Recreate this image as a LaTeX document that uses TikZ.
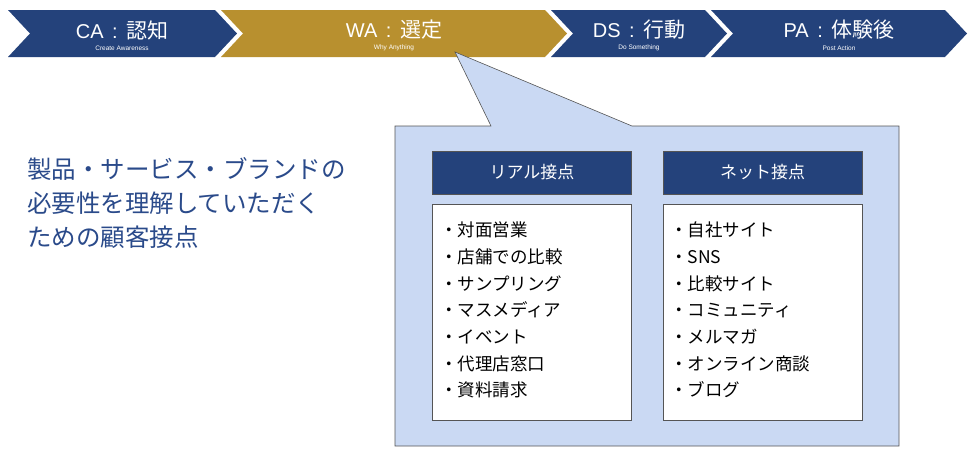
\documentclass[tikz,border=0pt]{standalone}
\usepackage{fontspec}
\setmainfont{Noto Sans CJK JP}
\newfontfamily\latinsf{Liberation Sans}
\definecolor{chevblue}{HTML}{24427B}
\definecolor{chevgold}{HTML}{B8902F}
\definecolor{callfill}{HTML}{CAD9F3}
\definecolor{lefttext}{HTML}{2A4A8A}
\definecolor{edgegray}{HTML}{555555}
\newcommand\chevlabel[2]{{\latinsf\fontsize{20}{22}\selectfont #1\hspace{8.5pt}:\hspace{8.5pt}}{\fontsize{21}{22}\selectfont #2}}
\tikzset{
  chevtitle/.style={text=white,inner sep=0pt},
  chevsub/.style={text=white,font=\latinsf\fontsize{6.5}{7}\selectfont,inner sep=0pt},
  headbox/.style={draw=edgegray,line width=0.5pt,fill=chevblue,text=white,
    minimum width=199pt,minimum height=43pt,inner sep=0pt,font=\fontsize{17}{20}\selectfont},
  listbox/.style={draw=edgegray,line width=0.5pt,fill=white,
    minimum width=199pt,minimum height=216pt,inner sep=0pt},
  listtext/.style={align=left,inner sep=0pt,font=\fontsize{17.5}{26.67}\selectfont,anchor=north west},
}
\begin{document}
\begin{tikzpicture}[x=1pt,y=-1pt]
\useasboundingbox (0,0) rectangle (980,456);
% chevrons
\def\d{22}
\fill[chevblue] (8,10) -- (215,10) -- (215+\d,33.5) -- (215,57) -- (8,57) -- (8+\d,33.5) -- cycle;
\fill[chevgold] (221,10) -- (545,10) -- (545+\d,33.5) -- (545,57) -- (221,57) -- (221+\d,33.5) -- cycle;
\fill[chevblue] (551,10) -- (705,10) -- (705+\d,33.5) -- (705,57) -- (551,57) -- (551+\d,33.5) -- cycle;
\fill[chevblue] (711,10) -- (945,10) -- (945+\d,33.5) -- (945,57) -- (711,57) -- (711+\d,33.5) -- cycle;
\node[chevtitle] (ca) at (122,30) {\chevlabel{CA}{認知}};
\node[chevsub] (cas) at (122,48) {Create Awareness};
\node[chevtitle] (wa) at (394,30) {\chevlabel{WA}{選定}};
\node[chevsub] (was) at (394,48) {Why Anything};
\node[chevtitle] (ds) at (639,30) {\chevlabel{DS}{行動}};
\node[chevsub] (dss) at (639,48) {Do Something};
\node[chevtitle] (pa) at (839,30) {\chevlabel{PA}{体験後}};
\node[chevsub] (pas) at (839,48) {Post Action};
% callout
\draw[draw=edgegray,line width=0.6pt,fill=callfill,line join=miter]
  (395,126) -- (491,126) -- (455,52) -- (632,126) -- (899,126) -- (899,446) -- (395,446) -- cycle;
% left text
\node[anchor=north west,align=left,inner sep=0pt,text=lefttext,
  font=\fontsize{24.5}{34}\selectfont] (lead) at (27,157)
  {製品・サービス・ブランドの\\必要性を理解していただく\\ための顧客接点};
% boxes
\node[headbox] (real) at (532,172.5) {リアル接点};
\node[headbox] (net) at (762.5,172.5) {ネット接点};
\node[listbox] (reallist) at (532,312) {};
\node[listbox] (netlist) at (762.5,312) {};
\node[listtext] (realitems) at (440,222)
  {・対面営業\\・店舗での比較\\・サンプリング\\・マスメディア\\・イベント\\・代理店窓口\\・資料請求};
\node[listtext] (netitems) at (670,222)
  {・自社サイト\\・SNS\\・比較サイト\\・コミュニティ\\・メルマガ\\・オンライン商談\\・ブログ};
\end{tikzpicture}
\end{document}
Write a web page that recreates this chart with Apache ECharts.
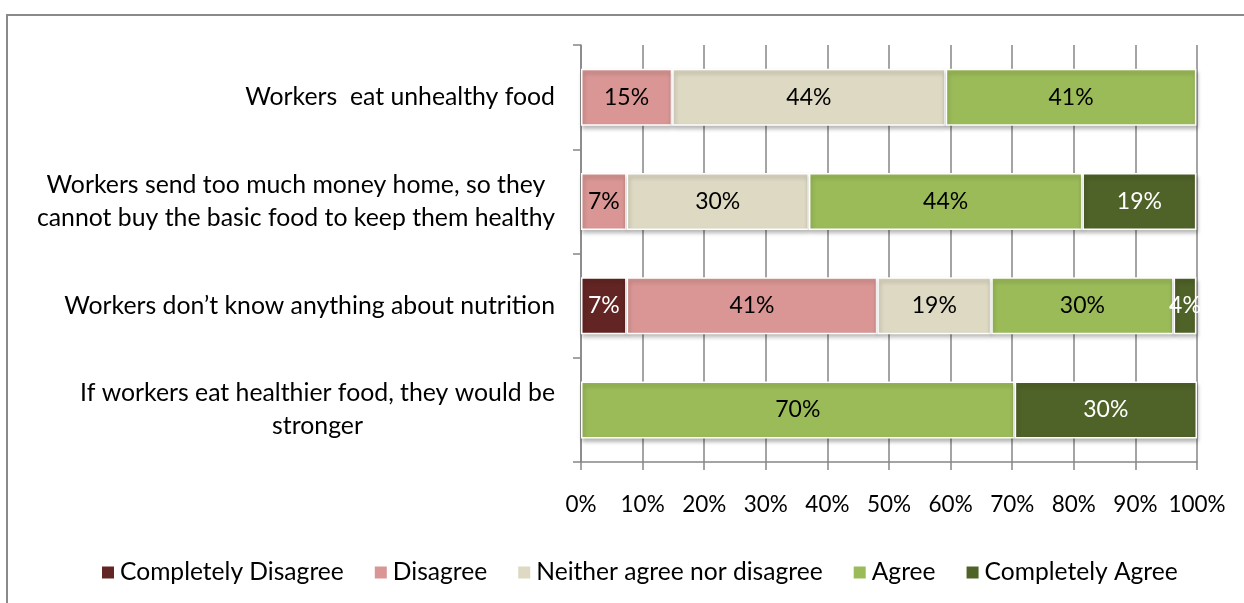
+ + + + +
#### [EXERCISE PROMPT]
Return every line of the preceding records in which the word "this" appears.

#### [FULL OUTPUT]
Recreate this image as a LaTeX document that uses TikZ.
Write a web page that recreates this chart with Apache ECharts.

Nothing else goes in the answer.